» WHAT IS BEING ASKED
The entries below contain pictures. Retype everything except those pictures, exactly as given.

» SUPPLIED DATA
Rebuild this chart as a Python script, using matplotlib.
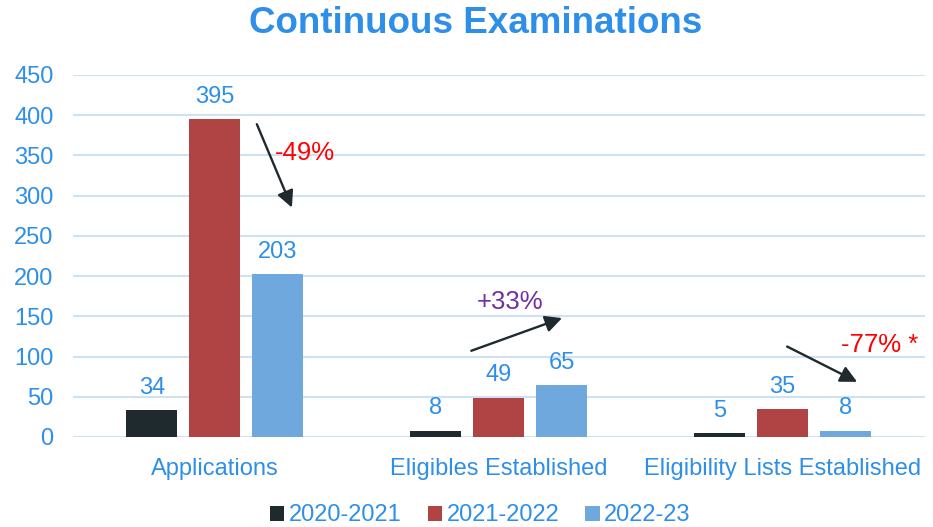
import matplotlib
matplotlib.use("Agg")
import matplotlib.pyplot as plt
import numpy as np

categories = ["Applications", "Eligibles Established", "Eligibility Lists Established"]
series_names = ["2020-2021", "2021-2022", "2022-23"]
v2020 = [34, 8, 5]
v2021 = [395, 49, 35]
v2022 = [203, 65, 8]
yticks = [0, 50, 100, 150, 200, 250, 300, 350, 400, 450]

colors = ["#1F2A2E", "#B04444", "#6FA8DC"]
txt_blue = "#2E8FE8"
plt.rcParams['font.family'] = ['Liberation Sans', 'DejaVu Sans']

fig = plt.figure(figsize=(9.33, 5.27), dpi=100)
ax = fig.add_axes([0.0782, 0.1708, 0.9128, 0.6869])

x = np.arange(len(categories))
w = 0.18
step = 0.222
for k, (vals, name, c) in enumerate(zip([v2020, v2021, v2022], series_names, colors)):
    pos = x + (k - 1) * step
    ax.bar(pos, vals, width=w, color=c, label=name, zorder=3)
    for p, v in zip(pos, vals):
        ax.annotate(str(v), (p, v), xytext=(0, 8), textcoords="offset points",
                    ha="center", va="bottom", fontsize=17, color=txt_blue)

ax.set_xlim(-0.5, 2.5)
ax.set_ylim(0, 450)
ax.set_yticks(yticks)
ax.set_xticks(x)
ax.set_xticklabels(categories)
ax.tick_params(axis="both", length=0, labelsize=17, labelcolor=txt_blue)
ax.tick_params(axis="y", pad=14)
ax.tick_params(axis="x", pad=15)
ax.grid(axis="y", color="#CFE2F3", linewidth=1.5, zorder=0)
for s in ax.spines.values():
    s.set_visible(False)

arrow_kw = dict(arrowstyle="-|>,head_length=1.0,head_width=0.5", color="#1F2A2E", lw=1.7)
ax.annotate("", xy=(0.275, 282), xytext=(0.144, 392), arrowprops=arrow_kw)
ax.text(0.317, 353, "-49%", color="#FF0000", fontsize=18.5, ha="center", va="center")
ax.annotate("", xy=(1.232, 149), xytext=(0.894, 106), arrowprops=arrow_kw)
ax.text(1.039, 168, "+33%", color="#7030A0", fontsize=18.5, ha="center", va="center")
ax.annotate("", xy=(2.271, 67), xytext=(2.007, 114), arrowprops=arrow_kw)
ax.text(2.342, 114, "-77% *", color="#FF0000", fontsize=18.5, ha="center", va="center")

fig.text(0.51, 0.955, "Continuous Examinations", ha="center", va="center",
         fontsize=26.5, fontweight="bold", color=txt_blue)

leg = fig.legend(loc="center", bbox_to_anchor=(0.515, 0.022), ncol=3, frameon=False,
                 fontsize=17, handlelength=0.6, handleheight=0.6, handletextpad=0.2,
                 columnspacing=1.1)
for t in leg.get_texts():
    t.set_color(txt_blue)

fig.savefig("out.png", dpi=100)
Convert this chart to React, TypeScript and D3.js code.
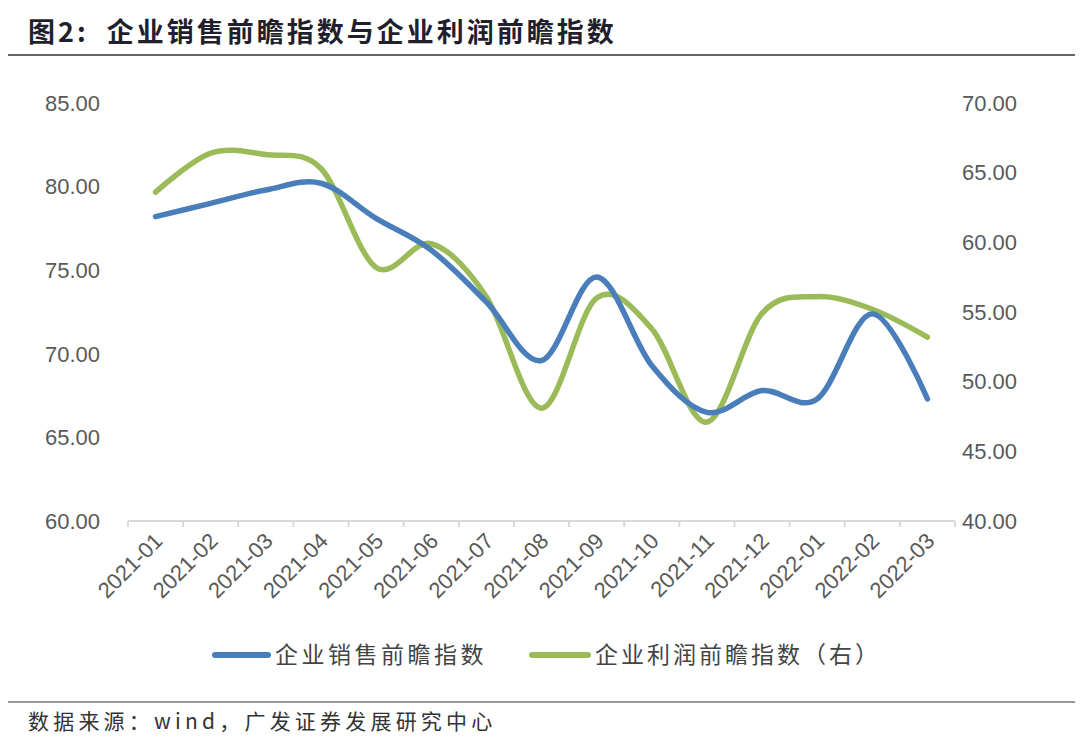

» FINAL RESULT
Rebuild this chart as a Python script, using matplotlib.
import matplotlib
matplotlib.use("Agg")
import matplotlib.pyplot as plt
import numpy as np

categories = ["Applications", "Eligibles Established", "Eligibility Lists Established"]
series_names = ["2020-2021", "2021-2022", "2022-23"]
v2020 = [34, 8, 5]
v2021 = [395, 49, 35]
v2022 = [203, 65, 8]
yticks = [0, 50, 100, 150, 200, 250, 300, 350, 400, 450]

colors = ["#1F2A2E", "#B04444", "#6FA8DC"]
txt_blue = "#2E8FE8"
plt.rcParams['font.family'] = ['Liberation Sans', 'DejaVu Sans']

fig = plt.figure(figsize=(9.33, 5.27), dpi=100)
ax = fig.add_axes([0.0782, 0.1708, 0.9128, 0.6869])

x = np.arange(len(categories))
w = 0.18
step = 0.222
for k, (vals, name, c) in enumerate(zip([v2020, v2021, v2022], series_names, colors)):
    pos = x + (k - 1) * step
    ax.bar(pos, vals, width=w, color=c, label=name, zorder=3)
    for p, v in zip(pos, vals):
        ax.annotate(str(v), (p, v), xytext=(0, 8), textcoords="offset points",
                    ha="center", va="bottom", fontsize=17, color=txt_blue)

ax.set_xlim(-0.5, 2.5)
ax.set_ylim(0, 450)
ax.set_yticks(yticks)
ax.set_xticks(x)
ax.set_xticklabels(categories)
ax.tick_params(axis="both", length=0, labelsize=17, labelcolor=txt_blue)
ax.tick_params(axis="y", pad=14)
ax.tick_params(axis="x", pad=15)
ax.grid(axis="y", color="#CFE2F3", linewidth=1.5, zorder=0)
for s in ax.spines.values():
    s.set_visible(False)

arrow_kw = dict(arrowstyle="-|>,head_length=1.0,head_width=0.5", color="#1F2A2E", lw=1.7)
ax.annotate("", xy=(0.275, 282), xytext=(0.144, 392), arrowprops=arrow_kw)
ax.text(0.317, 353, "-49%", color="#FF0000", fontsize=18.5, ha="center", va="center")
ax.annotate("", xy=(1.232, 149), xytext=(0.894, 106), arrowprops=arrow_kw)
ax.text(1.039, 168, "+33%", color="#7030A0", fontsize=18.5, ha="center", va="center")
ax.annotate("", xy=(2.271, 67), xytext=(2.007, 114), arrowprops=arrow_kw)
ax.text(2.342, 114, "-77% *", color="#FF0000", fontsize=18.5, ha="center", va="center")

fig.text(0.51, 0.955, "Continuous Examinations", ha="center", va="center",
         fontsize=26.5, fontweight="bold", color=txt_blue)

leg = fig.legend(loc="center", bbox_to_anchor=(0.515, 0.022), ncol=3, frameon=False,
                 fontsize=17, handlelength=0.6, handleheight=0.6, handletextpad=0.2,
                 columnspacing=1.1)
for t in leg.get_texts():
    t.set_color(txt_blue)

fig.savefig("out.png", dpi=100)
Convert this chart to React, TypeScript and D3.js code.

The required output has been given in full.